Pop culture obsessives writing for the pop culture obsessed.
Pop culture obsessives writing for the pop culture obsessed.

Michael Caine lends his star power to the bewitching curiosities of Youth

Illustration for article titled Michael Caine lends his star power to the bewitching curiosities of Youth

More than any other director currently working, with the possible exception of Terrence Malick, Italy’s Paolo Sorrentino conceives his films musically, working with motifs and movements as much as he does with traditional scenes. So it’s no surprise that his latest effort, Youth, is about a famous conductor whose best friend is a famous film director, no less, thereby splitting the difference. Making his second film in English, following 2011’s exceedingly eccentric This Must Be The Place (starring Sean Penn as The Cure’s Robert Smith, more or less), Sorrentino still mostly refuses to compromise. Youth is slightly less garish and bombastic than his Italian pictures (which include The Great Beauty and Il Divo), but it’s no less free-associative, building meaning from juxtapositions that feel largely intuitive. If you’re on Sorrentino’s wavelength, that can feel liberating. If not, “oppressive” might be a better word.

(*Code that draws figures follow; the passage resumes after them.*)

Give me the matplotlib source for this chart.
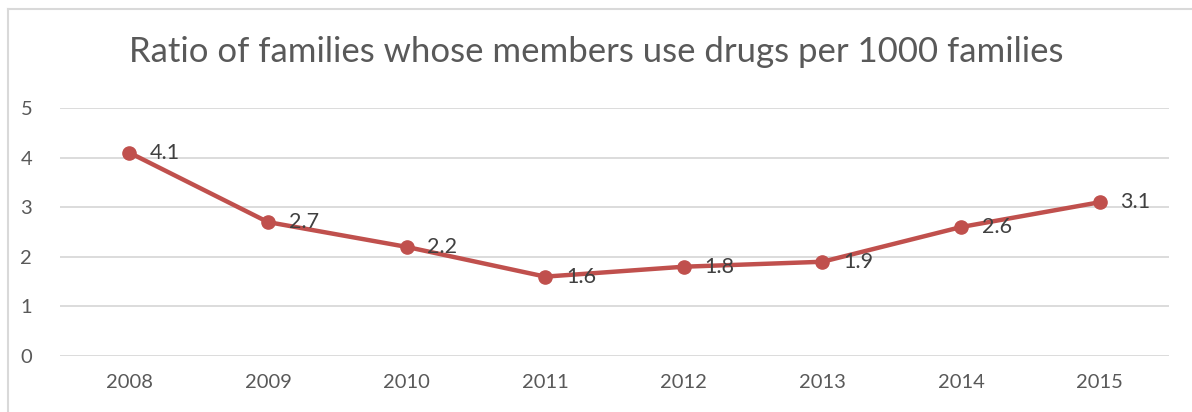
import matplotlib.pyplot as plt
from matplotlib.lines import Line2D

years = ['2008', '2009', '2010', '2011', '2012', '2013', '2014', '2015']
ratio = [4.1, 2.7, 2.2, 1.6, 1.8, 1.9, 2.6, 3.1]

plt.rcParams['font.family'] = ['Lato', 'DejaVu Sans']

W, H = 1192, 412
fig = plt.figure(figsize=(W / 100, H / 100), dpi=100)

# chart border (only top and left edges visible in the crop)
fig.add_artist(Line2D([8 / W, 8 / W], [0, 1 - 9 / H], color='#D9D9D9', lw=1.5))
fig.add_artist(Line2D([8 / W, 1], [1 - 9 / H, 1 - 9 / H], color='#D9D9D9', lw=1.5))

ax = fig.add_axes([60 / W, 1 - 356 / H, (1169 - 60) / W, (356 - 108) / H])

x = list(range(len(years)))
ax.plot(x, ratio, color='#C0504D', lw=3.2, marker='o', ms=9.5,
        solid_capstyle='round', zorder=3)

for xi, v in zip(x, ratio):
    ax.annotate('{:.1f}'.format(v), (xi, v), xytext=(15, 0),
                textcoords='offset points', ha='left', va='center',
                fontsize=15.5, color='#404040')

ax.set_xlim(-0.5, len(years) - 0.5)
ax.set_ylim(0, 5)
ax.set_yticks(range(6))
ax.set_xticks(x)
ax.set_xticklabels(years)
ax.grid(axis='y', color='#D9D9D9', lw=1.3)
ax.set_axisbelow(True)
for s in ax.spines.values():
    s.set_visible(False)
ax.tick_params(length=0, labelsize=14.5, labelcolor='#595959')
ax.tick_params(axis='x', pad=13)
ax.tick_params(axis='y', pad=20)

fig.text(0.5, 1 - 52 / H, 'Ratio of families whose members use drugs per 1000 families',
         ha='center', va='center', fontsize=25, color='#595959')

fig.savefig('out.png', dpi=100)
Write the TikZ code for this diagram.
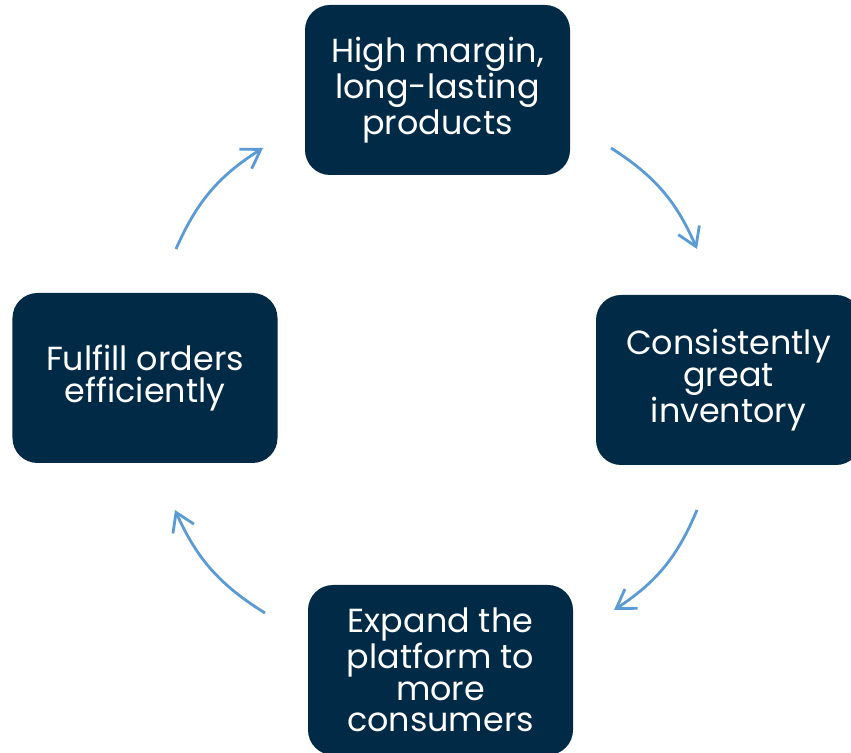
\documentclass[tikz,border=0pt]{standalone}
\usepackage{fontspec}
\setmainfont{Poppins}
\usepackage{tikz}
\usetikzlibrary{arrows.meta}
\definecolor{navy}{RGB}{1,42,71}
\definecolor{skyblue}{RGB}{91,155,213}

\begin{document}
\begin{tikzpicture}[
    stage/.style={rectangle, fill=navy, rounded corners=0.5cm, minimum width=5.3cm, minimum height=3.4cm, align=center, text=white, font=\fontsize{19}{18}\selectfont},
    cycarrow/.style={-{Straight Barb[length=3.6mm, width=4.6mm]}, line width=1.6pt, draw=skyblue, bend left=17}
]
    \useasboundingbox (0,0) rectangle (17.02,15.06);

    % the four stages, clockwise from the top
    \node[stage] (margin) at (8.75, 13.26) {High margin,\\long-lasting\\products};
    \node[stage] (inventory) at (14.57, 7.46) {Consistently\\great\\inventory};
    \node[stage] (platform) at (8.81, 1.66) {Expand the\\platform to\\more\\consumers};
    \node[stage] (fulfill) at (2.90, 7.50) {Fulfill orders\\efficiently};

    % arrow ends between the stages
    \coordinate (m-out) at (12.22, 12.10);
    \coordinate (i-in) at (13.94, 10.08);
    \coordinate (i-out) at (13.94, 4.86);
    \coordinate (p-in) at (12.28, 2.86);
    \coordinate (p-out) at (5.30, 2.80);
    \coordinate (f-in) at (3.50, 4.86);
    \coordinate (f-out) at (3.52, 10.08);
    \coordinate (m-in) at (5.26, 12.10);

    % Arrows
    \draw[cycarrow] (m-out) to (i-in);
    \draw[cycarrow] (i-out) to (p-in);
    \draw[cycarrow] (p-out) to (f-in);
    \draw[cycarrow] (f-out) to (m-in);
\end{tikzpicture}
\end{document}
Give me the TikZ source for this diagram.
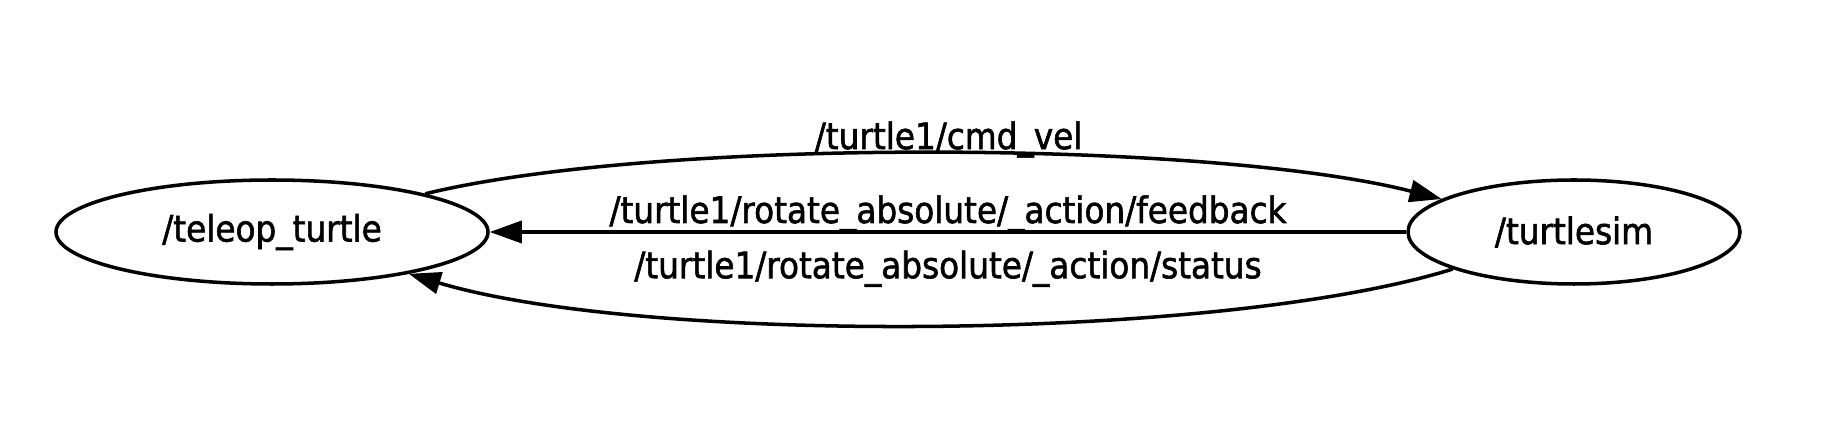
\documentclass[tikz,border=0pt]{standalone}
\usepackage{fontspec}
\setmainfont{DejaVu Sans Condensed}[FakeBold=1.6]
\usetikzlibrary{arrows.meta,positioning,shapes.geometric}
\begin{document}
\begin{tikzpicture}[-{Triangle[length=3.2mm,width=2.2mm]},line width=1pt,font=\fontsize{10.35}{12}\selectfont]
                \useasboundingbox (0,0) rectangle (18.24,4.36);
                \node (tel) [draw,ellipse,minimum width=4.32cm,minimum height=1.04cm,inner sep=0pt] at (2.72,2.04) {/teleop\_turtle};
                \node (sim) [draw,ellipse,minimum width=3.32cm,minimum height=1.04cm,inner sep=0pt,right of=tel,node distance=13.02cm] {/turtlesim};

                \path[every node/.style={anchor=base,inner sep=0pt}]
                (tel) edge [bend left=14,looseness=0.6] node[xshift=0.15cm,yshift=0.04cm] {/turtle1/cmd\_vel} (sim)
                (sim) edge node[yshift=0.09cm] {/turtle1/rotate\_absolute/\_action/feedback} (tel)
                (sim) edge [bend left=17,looseness=0.6] node[xshift=0.17cm,yshift=0.47cm] {/turtle1/rotate\_absolute/\_action/status} (tel);
            \end{tikzpicture}
\end{document}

This time, he offers a movie-star turn that’s dignified without also coming across as ludicrous. Michael Caine plays Fred Ballinger, a retired composer vacationing in the Swiss Alps at an incredibly ritzy spa, where the entire movie is set. Early on, a representative for Queen Elizabeth shows up to ask Ballinger to perform his most renowned composition, “Simple Songs,” at Prince Philip’s birthday party, and is politely but firmly refused; the question of whether Ballinger will change his mind provides Youth’s sole concession to traditional narrative. Mostly, the film merely observes him as he spends time with his daughter, Lena (Rachel Weisz); with his longtime director pal, Mick Boyle (Harvey Keitel), who’s at the spa with a team of screenwriters, conceiving his next project; and with a famous actor, Jimmy Tree (Paul Dano), whose preparations for an upcoming role provide the movie’s single best sight gag. Lena is married to Mick’s son, who leaves her mid-film for pop star Paloma Faith (playing herself), but even this potentially melodramatic turn of events receives glancing, amused treatment—just one refrain among many.

Given the title, plus the presence of Caine (age 82) and Keitel (age 76), one might assume that Youth is primarily concerned with senescence. (The European ad campaign tries to make the film look like a dirty-old-man romp, employing a still taken from a brief scene in which Fred and Mick are joined in the spa’s pool by a beautiful naked woman.) The two geezers do spend time talking ruefully about their lengthy shared past and their less-than-glorious present—the latter revolves largely around whether either has managed to take a piss that day, and if so, how many drops they squeezed out—but Sorrentino pays an equal amount of attention to tangential subjects: art, romance, sex, collaboration, family. At one point, Fred hikes over to a hill where a herd of cows are grazing and imagines himself conducting the sounds of nature (featuring more cowbell than Christopher Walken ever dreamed of), and Sorrentino directs Youth in much the same way. It’s a constant flow of images and ideas, organized loosely around a central theme.

This style of filmmaking is so precise, and so intensely rhythmic, that its effects can be difficult to describe in words. In one brief scene, Mick is fielding story ideas from his team of writers, while two of them, a man and a woman (who are falling in love, as yet unbeknownst to themselves, Mick earlier told Fred), yell angrily at each other. Sorrentino shifts focus from the argument to Mick dismissing another writer’s tale of personal woe, prompting the writer to jokingly add, “My mother has polio.” Mick explodes with laughter, and on that explosion, almost before it can register, Sorrentino cuts back to the arguing couple. The content of the scene is less crucial than the placement of the cut and its disruptive/associative nature. That’s how Sorrentino operates. He can push too far for effect, at times—there’s talk of a possible Oscar nomination for Jane Fonda, who shows up to deliver a bitter monologue toward the end, playing Mick’s favorite actress, but her showy cameo clashes badly with the film’s generally light and airy tone. For the most part, though, Youth offers the sort of pleasures suggested by Ballinger’s “Simple Songs.” It’s music for the eyes.